El talón de Aquiles de la UE sigue al descubierto
Un año después del dramático y crucial fin de semana del 7 al 9 de mayo de 2010, la zona euro vuelve a jugarse su futuro en la interminable crisis de la deuda pública. Y aunque el peligro de desintegración que acechó a la UE hace doce meses parece haber desaparecido, el desafío de mayo de 2011 a la estabilidad financiera del club no se antoja un asunto menor. Y para confirmar la peligrosa repetición de los hechos, Grecia vuelve a ser, ahora como entonces, el talón de Aquiles que revela a los mercados las carencias estructurales de una Unión Económica y Monetaria que está aún lejos de completarse.
La insostenibilidad de la deuda pública griega parece tan evidente que los inversores ya han empezado a descontar una reestructuración. Y la desconfianza que genera esa perspectiva amenaza con contagiarse a los bonos de otros socios del euro, con el riesgo de que el impacto alcance más allá de Portugal e Irlanda, los dos países que, como Grecia, han tenido que ser intervenidos por la UE y el FMI. Este nuevo rebrote de la crisis soberana ha provocado en las autoridades europeas la misma respuesta que el castigo de los inversores a Grecia antes del rescate: negación del problema y tajantes desmentidos sobre cualquier posible solución. Pero una vez más, las instituciones comunitarias, desde Bruselas a Fráncfort, parecen olvidarse de que los mercados imponen su propia dinámica, por muy equivocada o especulativa que pueda considerarse. Y esos mercados, que ya han retirado su confianza a tres países de la zona euro, están dejando claro ahora, como hace un año, que al menos a Grecia no piensan devolvérsela en mucho tiempo, lo que dejará al Gobierno de Atenas ante el terrible dilema de depender permanentemente de la cara ayuda de sus socios internacionales o renegociar la deuda con sus acreedores y acarrear el baldón que ello conlleva.

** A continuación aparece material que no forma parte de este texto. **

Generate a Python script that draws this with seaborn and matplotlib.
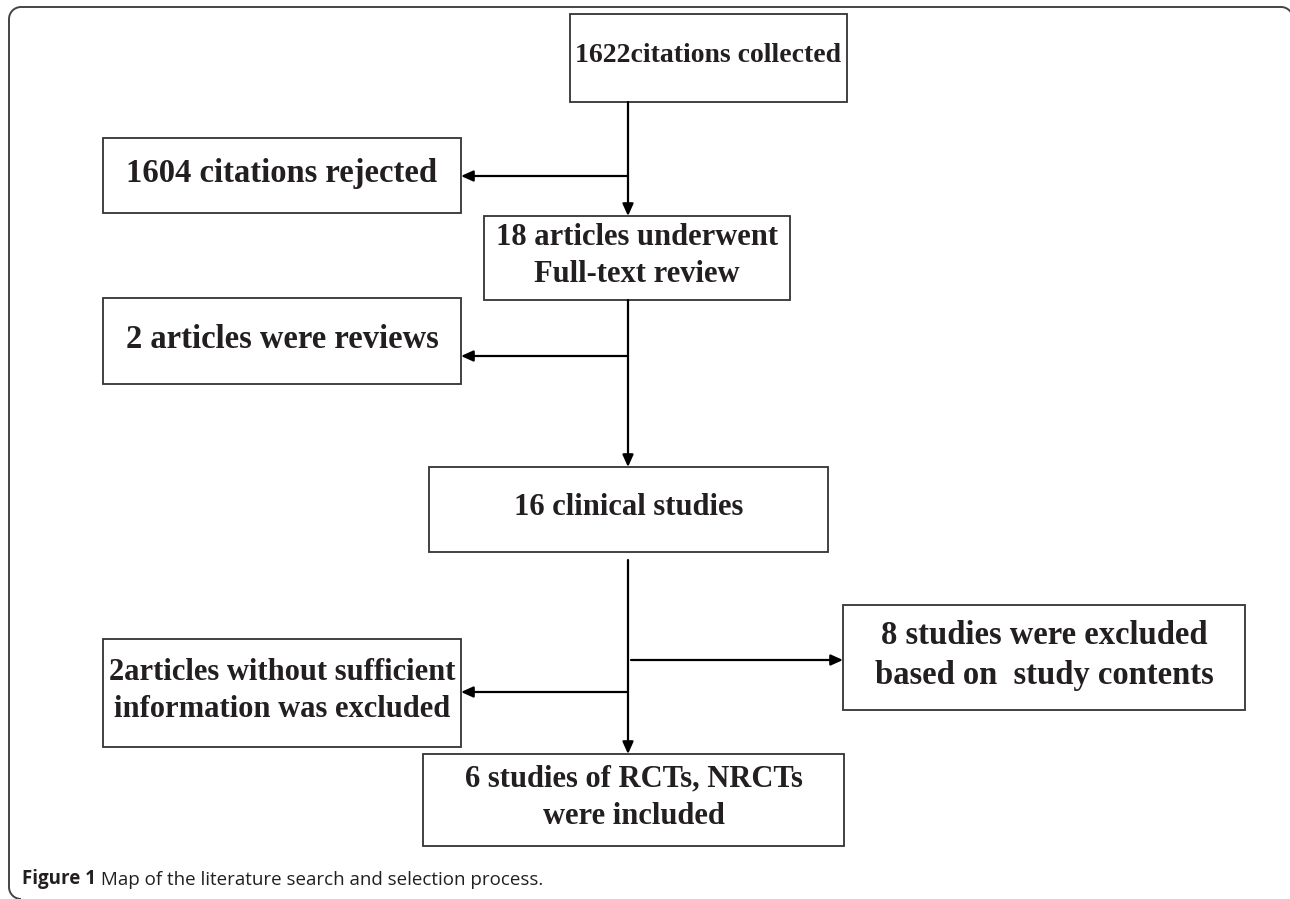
import matplotlib
matplotlib.use("Agg")
import matplotlib.pyplot as plt
import seaborn as sns
from matplotlib.patches import Rectangle, Arc

sns.set_theme(style="white")
plt.rcParams['font.family'] = ['Liberation Serif', 'DejaVu Serif']

# box texts of the flow chart
labels = [
    '1622citations collected',
    '1604 citations rejected',
    '18 articles underwent\nFull-text review',
    '2 articles were reviews',
    '16 clinical studies',
    '2articles without sufficient\ninformation was excluded',
    '8 studies were excluded\nbased on  study contents',
    '6 studies of RCTs, NRCTs\nwere included',
]
caption_bold = 'Figure 1'
caption_rest = ' Map of the literature search and selection process.'

# layout in pixels: x0, y0, x1, y1 (y grows downward), font size
boxes = [
    (570, 14, 847, 102, 20),
    (103, 138, 461, 213, 23.5),
    (484, 216, 790, 300, 22),
    (103, 298, 461, 384, 23.5),
    (429, 467, 828, 552, 22),
    (103, 639, 461, 747, 22),
    (843, 605, 1245, 710, 23.5),
    (423, 754, 844, 846, 22),
]
xc = 628
# arrows: start, end
arrows = [
    ((xc, 102), (xc, 216)),
    ((xc, 176), (461, 176)),
    ((xc, 300), (xc, 467)),
    ((xc, 356), (461, 356)),
    ((xc, 560), (xc, 754)),
    ((xc, 692), (461, 692)),
    ((631, 660), (843, 660)),
]

fig = plt.figure(figsize=(12.9, 8.99), dpi=100)
ax = fig.add_axes([0, 0, 1, 1])
ax.set_xlim(0, 1290)
ax.set_ylim(899, 0)
ax.axis('off')

# outer frame: top and left edges with rounded corners, rest runs off the picture
fc, flw, r = '#444444', 1.4, 12
ax.plot([9 + r, 1293 - r], [7, 7], color=fc, lw=flw, solid_capstyle='butt')
ax.plot([9, 9], [7 + r, 899 - r], color=fc, lw=flw, solid_capstyle='butt')
ax.add_patch(Arc((9 + r, 7 + r), 2 * r, 2 * r, theta1=180, theta2=270, color=fc, lw=flw))
ax.add_patch(Arc((1293 - r, 7 + r), 2 * r, 2 * r, theta1=270, theta2=360, color=fc, lw=flw))
ax.add_patch(Arc((9 + r, 899 - r), 2 * r, 2 * r, theta1=90, theta2=180, color=fc, lw=flw))

for (x0, y0, x1, y1, fs), lab in zip(boxes, labels):
    ax.add_patch(Rectangle((x0, y0), x1 - x0, y1 - y0, fill=False,
                           ec='#333333', lw=1.3))
    ax.text((x0 + x1) / 2, (y0 + y1) / 2 - 2, lab, ha='center', va='center',
            fontsize=fs, fontweight='bold', color='#231f20', linespacing=1.38)

for s, e in arrows:
    ax.annotate('', xy=e, xytext=s,
                arrowprops=dict(arrowstyle='-|>,head_length=0.4,head_width=0.18',
                                mutation_scale=18, color='black', lw=1.6,
                                shrinkA=0, shrinkB=0))

t1 = ax.text(22, 884, caption_bold, ha='left', va='baseline', fontsize=13.5,
             fontweight='bold', family=['Open Sans', 'DejaVu Sans'], color='#231f20')
ax.annotate(caption_rest, xy=(1, 0), xycoords=t1, ha='left', va='bottom',
            fontsize=13.5, family=['Open Sans', 'DejaVu Sans'], color='#231f20')

fig.savefig('out.png', dpi=100)
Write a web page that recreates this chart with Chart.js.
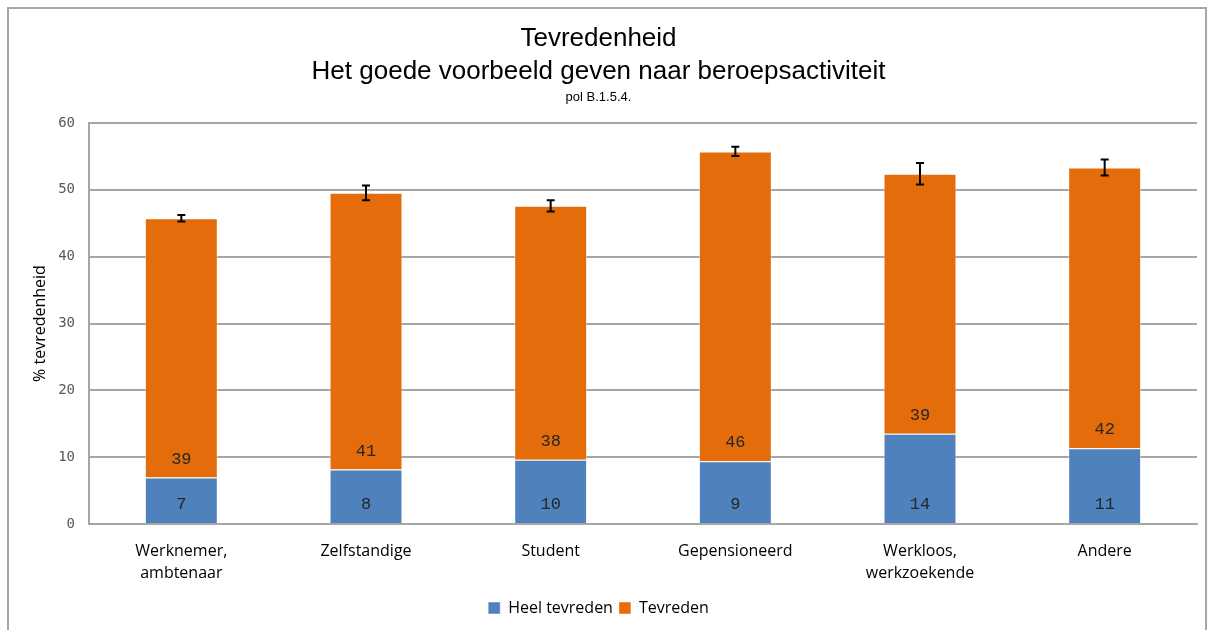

Que Grecia haya terminado en esa encrucijada tras recibir 80.000 millones de euros en préstamos bilaterales y 30.000 millones del FMI deja claro que la estrategia de la zona euro para resolver los problemas financieros de sus socios ha fracasado, al menos, parcialmente. Ni siquiera la rebaja de un punto en los intereses que le han concedido a Atenas recientemente ha mejorado las perspectivas de que pueda hacer frente a sus compromisos. El fracaso del primer rescate de Grecia deja a la población de ese país en una maltrecha e indefensa situación. Pero tiene repercusiones, además, para el conjunto del club, porque desbarata los planes a medio plazo de los socios para zanjar la crisis de la deuda. Ni el fondo de rescate provisional (dotado con 500.000 millones de euros más 250.000 millones del FMI) hasta 2013, ni el definitivo a partir de esa fecha (dotado con la misma cantidad) parecen ya suficientes para calmar el espanto a los inversores.
La perspectiva de un segundo rescate de Grecia sin pedir contrapartida a los tenedores parece imposible políticamente de aceptar para países como Alemania, Holanda o Finlandia, tres de los seis socios que mantienen la triple A en sus títulos. Y la posibilidad de acelerar la entrada en vigor del nuevo fondo (que facilitaría una reestructuración) parece complicado de lograr, porque requiere una reforma del Tratado de la Unión Europea que se acaba de poner en marcha y tardará más de un año, como poco, en completarse.
La zona euro, por lo tanto, parece irremediablemente abocada a un nuevo punto de inflexión, como el de hace un año, como el del ya histórico fin de semana del 7 al 9 de mayo de 2010, cuando los líderes europeos impusieron disciplina (especialmente a España) y anunciaron la creación del fondo de rescate. En esta ocasión, la moneda única (que cotiza en cifras récord frente al dólar) no parece en peligro, pero sí la recuperación y la estabilidad de un sistema bancario, el alemán incluido, que todavía está en situación precaria.
El nuevo drama griego reclama, urgentemente, otro alarde de voluntad política, más ambicioso que el del año pasado. Una apuesta que debería pasar por el reconocimiento de que la Unión Monetaria requiere una integración política y fiscal plena, que demuestre de una vez por todas que los problemas financieros puntuales, por serios que sean, no pueden poner en entredicho la viabilidad del mayor proceso de integración económica en la historia de Europa.